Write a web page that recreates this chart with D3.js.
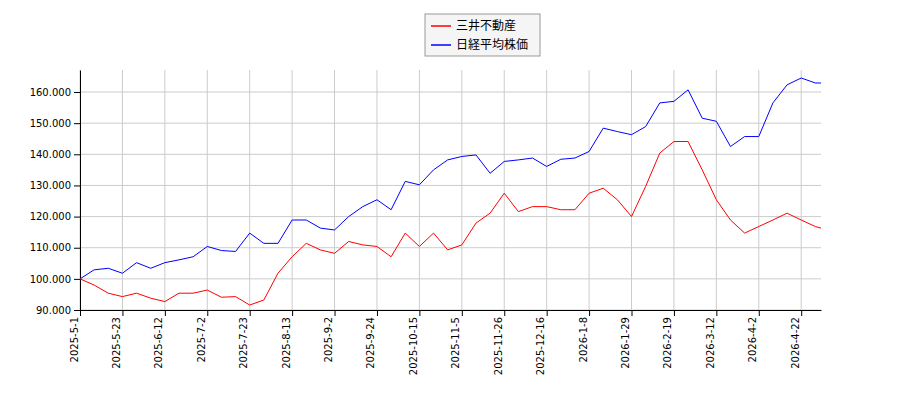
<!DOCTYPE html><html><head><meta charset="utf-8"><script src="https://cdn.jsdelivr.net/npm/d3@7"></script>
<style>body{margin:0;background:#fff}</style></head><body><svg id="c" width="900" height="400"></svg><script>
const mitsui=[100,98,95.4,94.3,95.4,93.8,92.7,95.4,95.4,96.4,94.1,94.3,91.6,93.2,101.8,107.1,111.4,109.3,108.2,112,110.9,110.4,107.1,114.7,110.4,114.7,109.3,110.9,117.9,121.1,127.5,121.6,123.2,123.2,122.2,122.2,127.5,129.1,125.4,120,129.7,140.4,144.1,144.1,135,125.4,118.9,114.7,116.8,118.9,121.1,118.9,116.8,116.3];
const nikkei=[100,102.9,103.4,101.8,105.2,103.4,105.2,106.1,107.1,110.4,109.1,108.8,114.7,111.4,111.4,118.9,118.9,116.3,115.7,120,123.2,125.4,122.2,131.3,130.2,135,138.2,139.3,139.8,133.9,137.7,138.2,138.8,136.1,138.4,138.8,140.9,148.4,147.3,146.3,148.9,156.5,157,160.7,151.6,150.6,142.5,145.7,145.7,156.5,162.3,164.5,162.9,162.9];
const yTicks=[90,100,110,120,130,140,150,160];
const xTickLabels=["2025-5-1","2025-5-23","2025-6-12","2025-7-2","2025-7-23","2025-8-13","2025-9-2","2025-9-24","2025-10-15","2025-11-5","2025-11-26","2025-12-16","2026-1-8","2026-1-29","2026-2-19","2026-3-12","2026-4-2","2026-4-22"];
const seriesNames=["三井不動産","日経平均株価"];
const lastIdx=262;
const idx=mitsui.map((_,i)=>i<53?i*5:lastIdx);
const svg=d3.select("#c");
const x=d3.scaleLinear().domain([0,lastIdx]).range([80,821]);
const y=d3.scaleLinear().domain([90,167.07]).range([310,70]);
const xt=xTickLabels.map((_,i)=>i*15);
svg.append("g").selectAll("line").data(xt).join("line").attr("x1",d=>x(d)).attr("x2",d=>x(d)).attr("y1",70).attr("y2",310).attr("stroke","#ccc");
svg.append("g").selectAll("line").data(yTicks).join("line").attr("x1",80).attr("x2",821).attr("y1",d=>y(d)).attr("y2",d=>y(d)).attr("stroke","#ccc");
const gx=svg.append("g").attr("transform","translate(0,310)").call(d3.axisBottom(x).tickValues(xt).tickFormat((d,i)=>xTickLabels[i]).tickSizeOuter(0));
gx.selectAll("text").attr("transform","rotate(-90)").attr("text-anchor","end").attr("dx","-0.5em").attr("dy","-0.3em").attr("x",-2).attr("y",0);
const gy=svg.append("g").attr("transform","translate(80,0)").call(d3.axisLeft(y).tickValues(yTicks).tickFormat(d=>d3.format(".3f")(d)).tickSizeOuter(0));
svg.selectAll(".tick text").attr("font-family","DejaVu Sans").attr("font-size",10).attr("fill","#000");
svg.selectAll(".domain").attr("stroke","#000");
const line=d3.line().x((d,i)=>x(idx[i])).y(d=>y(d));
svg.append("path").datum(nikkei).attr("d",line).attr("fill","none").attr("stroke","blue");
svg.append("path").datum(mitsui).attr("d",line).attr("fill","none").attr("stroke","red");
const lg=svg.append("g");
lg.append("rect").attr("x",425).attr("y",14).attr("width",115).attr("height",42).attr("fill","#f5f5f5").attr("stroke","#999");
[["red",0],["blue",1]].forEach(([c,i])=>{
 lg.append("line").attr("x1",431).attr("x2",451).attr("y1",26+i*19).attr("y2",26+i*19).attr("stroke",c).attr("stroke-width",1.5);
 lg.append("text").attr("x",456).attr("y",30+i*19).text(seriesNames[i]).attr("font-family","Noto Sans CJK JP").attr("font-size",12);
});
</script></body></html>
========
* **SET PROBLEM**
Omit each picture, then return all of the listing exactly as it stands.

* **SOLUTION BELOW**
Write a web page that recreates this chart with D3.js.
<!DOCTYPE html><html><head><meta charset="utf-8"><script src="https://cdn.jsdelivr.net/npm/d3@7"></script>
<style>body{margin:0;background:#fff}</style></head><body><svg id="c" width="900" height="400"></svg><script>
const mitsui=[100,98,95.4,94.3,95.4,93.8,92.7,95.4,95.4,96.4,94.1,94.3,91.6,93.2,101.8,107.1,111.4,109.3,108.2,112,110.9,110.4,107.1,114.7,110.4,114.7,109.3,110.9,117.9,121.1,127.5,121.6,123.2,123.2,122.2,122.2,127.5,129.1,125.4,120,129.7,140.4,144.1,144.1,135,125.4,118.9,114.7,116.8,118.9,121.1,118.9,116.8,116.3];
const nikkei=[100,102.9,103.4,101.8,105.2,103.4,105.2,106.1,107.1,110.4,109.1,108.8,114.7,111.4,111.4,118.9,118.9,116.3,115.7,120,123.2,125.4,122.2,131.3,130.2,135,138.2,139.3,139.8,133.9,137.7,138.2,138.8,136.1,138.4,138.8,140.9,148.4,147.3,146.3,148.9,156.5,157,160.7,151.6,150.6,142.5,145.7,145.7,156.5,162.3,164.5,162.9,162.9];
const yTicks=[90,100,110,120,130,140,150,160];
const xTickLabels=["2025-5-1","2025-5-23","2025-6-12","2025-7-2","2025-7-23","2025-8-13","2025-9-2","2025-9-24","2025-10-15","2025-11-5","2025-11-26","2025-12-16","2026-1-8","2026-1-29","2026-2-19","2026-3-12","2026-4-2","2026-4-22"];
const seriesNames=["三井不動産","日経平均株価"];
const lastIdx=262;
const idx=mitsui.map((_,i)=>i<53?i*5:lastIdx);
const svg=d3.select("#c");
const x=d3.scaleLinear().domain([0,lastIdx]).range([80,821]);
const y=d3.scaleLinear().domain([90,167.07]).range([310,70]);
const xt=xTickLabels.map((_,i)=>i*15);
svg.append("g").selectAll("line").data(xt).join("line").attr("x1",d=>x(d)).attr("x2",d=>x(d)).attr("y1",70).attr("y2",310).attr("stroke","#ccc");
svg.append("g").selectAll("line").data(yTicks).join("line").attr("x1",80).attr("x2",821).attr("y1",d=>y(d)).attr("y2",d=>y(d)).attr("stroke","#ccc");
const gx=svg.append("g").attr("transform","translate(0,310)").call(d3.axisBottom(x).tickValues(xt).tickFormat((d,i)=>xTickLabels[i]).tickSizeOuter(0));
gx.selectAll("text").attr("transform","rotate(-90)").attr("text-anchor","end").attr("dx","-0.5em").attr("dy","-0.3em").attr("x",-2).attr("y",0);
const gy=svg.append("g").attr("transform","translate(80,0)").call(d3.axisLeft(y).tickValues(yTicks).tickFormat(d=>d3.format(".3f")(d)).tickSizeOuter(0));
svg.selectAll(".tick text").attr("font-family","DejaVu Sans").attr("font-size",10).attr("fill","#000");
svg.selectAll(".domain").attr("stroke","#000");
const line=d3.line().x((d,i)=>x(idx[i])).y(d=>y(d));
svg.append("path").datum(nikkei).attr("d",line).attr("fill","none").attr("stroke","blue");
svg.append("path").datum(mitsui).attr("d",line).attr("fill","none").attr("stroke","red");
const lg=svg.append("g");
lg.append("rect").attr("x",425).attr("y",14).attr("width",115).attr("height",42).attr("fill","#f5f5f5").attr("stroke","#999");
[["red",0],["blue",1]].forEach(([c,i])=>{
 lg.append("line").attr("x1",431).attr("x2",451).attr("y1",26+i*19).attr("y2",26+i*19).attr("stroke",c).attr("stroke-width",1.5);
 lg.append("text").attr("x",456).attr("y",30+i*19).text(seriesNames[i]).attr("font-family","Noto Sans CJK JP").attr("font-size",12);
});
</script></body></html>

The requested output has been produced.